New regulations issued by the Colombian government require exchanges and individuals to report cryptocurrency transactions to the UIAF, the anti-money laundering regulator in Colombia.

According to new regulations that direct users and exchanges to report cryptocurrency transactions over $150 have been approved in Colombia. Resolution 314 details that cryptocurrency transactions over $150, or cryptocurrency transactions made with multiple tokens with value over $450, will have to be reported to the UIAF, the anti-money laundering regulatory body in the country.

The transactions must be reported via an online reporting system, and exchanges will be required to issue periodic reports of suspicious transactions made by users.

This new regulation will come effect on April 1st, and aims to bring more control over what is happening with crypto assets in the country.

It also aims to stop possible money laundering and terrorism financing activities that could go unnoticed. The resolution states:

“Virtual assets have created a situation that merits the intervention of the UIAF, to the extent that, although they are operations that in Colombia are not illegal by themselves, they can lend themselves to illicit activities, due to the anonymity or pseudonymity in the transactions using them.”

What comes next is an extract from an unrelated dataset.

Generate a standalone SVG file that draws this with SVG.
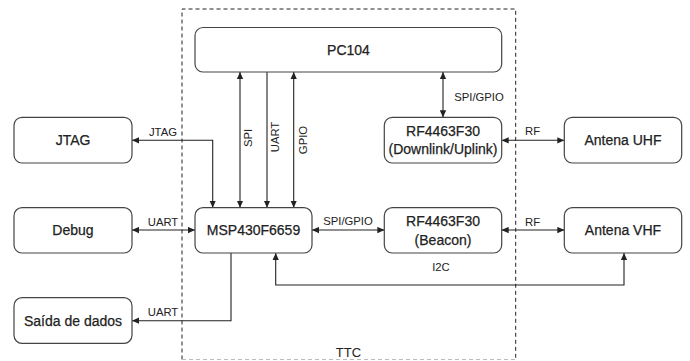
<svg xmlns="http://www.w3.org/2000/svg" width="690" height="361" viewBox="0 0 690 361">
<defs>
<marker id="arr" viewBox="0 0 10 10" refX="10" refY="5" markerWidth="7" markerHeight="7" markerUnits="userSpaceOnUse" orient="auto-start-reverse">
<path d="M0,0.5 L10,5 L0,9.5 z" fill="#222"/>
</marker>
</defs>
<style>
.box{fill:#fff;stroke:#444;stroke-width:1.2}
.t{font-family:"Liberation Sans",Arial,sans-serif;font-size:14px;fill:#222;text-anchor:middle;dominant-baseline:central;stroke:#222;stroke-width:0.25}
.l{font-family:"Liberation Sans",Arial,sans-serif;font-size:11.3px;fill:#222;text-anchor:middle;dominant-baseline:central}
.c{fill:none;stroke:#222;stroke-width:1.1}
</style>
<rect width="690" height="361" fill="#fff"/>
<path d="M182,359.5 V9 H515.7 V359.5" fill="none" stroke="#222" stroke-width="1" stroke-dasharray="4,3"/>
<path d="M182,359.5 H515.7" fill="none" stroke="#bbb" stroke-width="1" stroke-dasharray="4,3"/>
<text class="l" x="348.5" y="352" style="font-size:13px">TTC</text>
<g id="connectors">
<path class="c" d="M240,72 V207.7" marker-start="url(#arr)" marker-end="url(#arr)"/>
<path class="c" d="M267,72 V207.7" marker-end="url(#arr)"/>
<path class="c" d="M293.7,72 V207.7" marker-start="url(#arr)" marker-end="url(#arr)"/>
<path class="c" d="M212.7,207.7 V140.3 H132" marker-start="url(#arr)" marker-end="url(#arr)"/>
<path class="c" d="M132,230 H195" marker-start="url(#arr)" marker-end="url(#arr)"/>
<path class="c" d="M231,253 V320.7 H132" marker-end="url(#arr)"/>
<path class="c" d="M312,230 H384.3" marker-start="url(#arr)" marker-end="url(#arr)"/>
<path class="c" d="M275.7,253 V285 H624 V253" marker-start="url(#arr)" marker-end="url(#arr)"/>
<path class="c" d="M443,72 V117.3" marker-start="url(#arr)" marker-end="url(#arr)"/>
<path class="c" d="M501.7,140.3 H564.3" marker-start="url(#arr)" marker-end="url(#arr)"/>
<path class="c" d="M501.7,230 H564.3" marker-start="url(#arr)" marker-end="url(#arr)"/>
<text class="l" transform="translate(248,138) rotate(-90)">SPI</text>
<text class="l" transform="translate(275,137) rotate(-90)">UART</text>
<text class="l" transform="translate(302.7,140) rotate(-90)">GPIO</text>
<text class="l" x="163" y="131.7">JTAG</text>
<text class="l" x="163" y="221.7">UART</text>
<text class="l" x="163" y="311.7">UART</text>
<text class="l" x="348" y="221">SPI/GPIO</text>
<text class="l" x="479" y="96.7">SPI/GPIO</text>
<text class="l" x="532.5" y="131">RF</text>
<text class="l" x="532.5" y="221.7">RF</text>
<text class="l" x="441" y="267.3">I2C</text>
</g>
<g id="pc104"><rect class="box" x="195" y="27.5" width="306.7" height="44.5" rx="8"/><text class="t" x="348.5" y="50">PC104</text></g>
<g id="jtag"><rect class="box" x="14" y="117.3" width="118" height="45.7" rx="8"/><text class="t" x="73" y="140.3">JTAG</text></g>
<g id="debug"><rect class="box" x="14" y="207.7" width="118" height="45.3" rx="8"/><text class="t" x="73" y="230">Debug</text></g>
<g id="saida"><rect class="box" x="14" y="297.7" width="118" height="45.6" rx="8"/><text class="t" x="73" y="320.5">Saída de dados</text></g>
<g id="msp"><rect class="box" x="195" y="207.7" width="117" height="45.3" rx="8"/><text class="t" x="253.5" y="230">MSP430F6659</text></g>
<g id="rf_uhf"><rect class="box" x="384.3" y="117.3" width="117.4" height="45.7" rx="8"/><text class="t" x="443" y="131">RF4463F30</text><text class="t" x="443" y="149">(Downlink/Uplink)</text></g>
<g id="rf_beacon"><rect class="box" x="384.3" y="207.7" width="117.4" height="45.3" rx="8"/><text class="t" x="443" y="221">RF4463F30</text><text class="t" x="443" y="239.5">(Beacon)</text></g>
<g id="antena_uhf"><rect class="box" x="564.3" y="117.3" width="117.4" height="45.7" rx="8"/><text class="t" x="623" y="140.3">Antena UHF</text></g>
<g id="antena_vhf"><rect class="box" x="564.3" y="207.7" width="117.4" height="45.3" rx="8"/><text class="t" x="623" y="230">Antena VHF</text></g>
</svg>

Exchanges will also have to issue a report of suspicious transactions that would deliver the UIAF a detailed list of operations considered unusual, and the users that effected them.

Penalties for non-compliance

The new law also establishes penalties for exchanges and individuals for failing to comply with these new rules. If money laundering is detected in these activities, non-compliant users will have to pay between 100 and 400 minimum monthly wages, along with other fines.

According to resolution 314, the bitcoin national market in 2019 registered transactions for $124 million, almost 1.7 times the amount registered in 2018. This growth caused concern in the government about the use of these assets for illegal purposes due to the newfound liquidity in these markets.

The DIAN, which is the tax regulator of the country, announced recently it was taking measures to detect tax evasion regarding the use of cryptocurrencies for trading or transacting.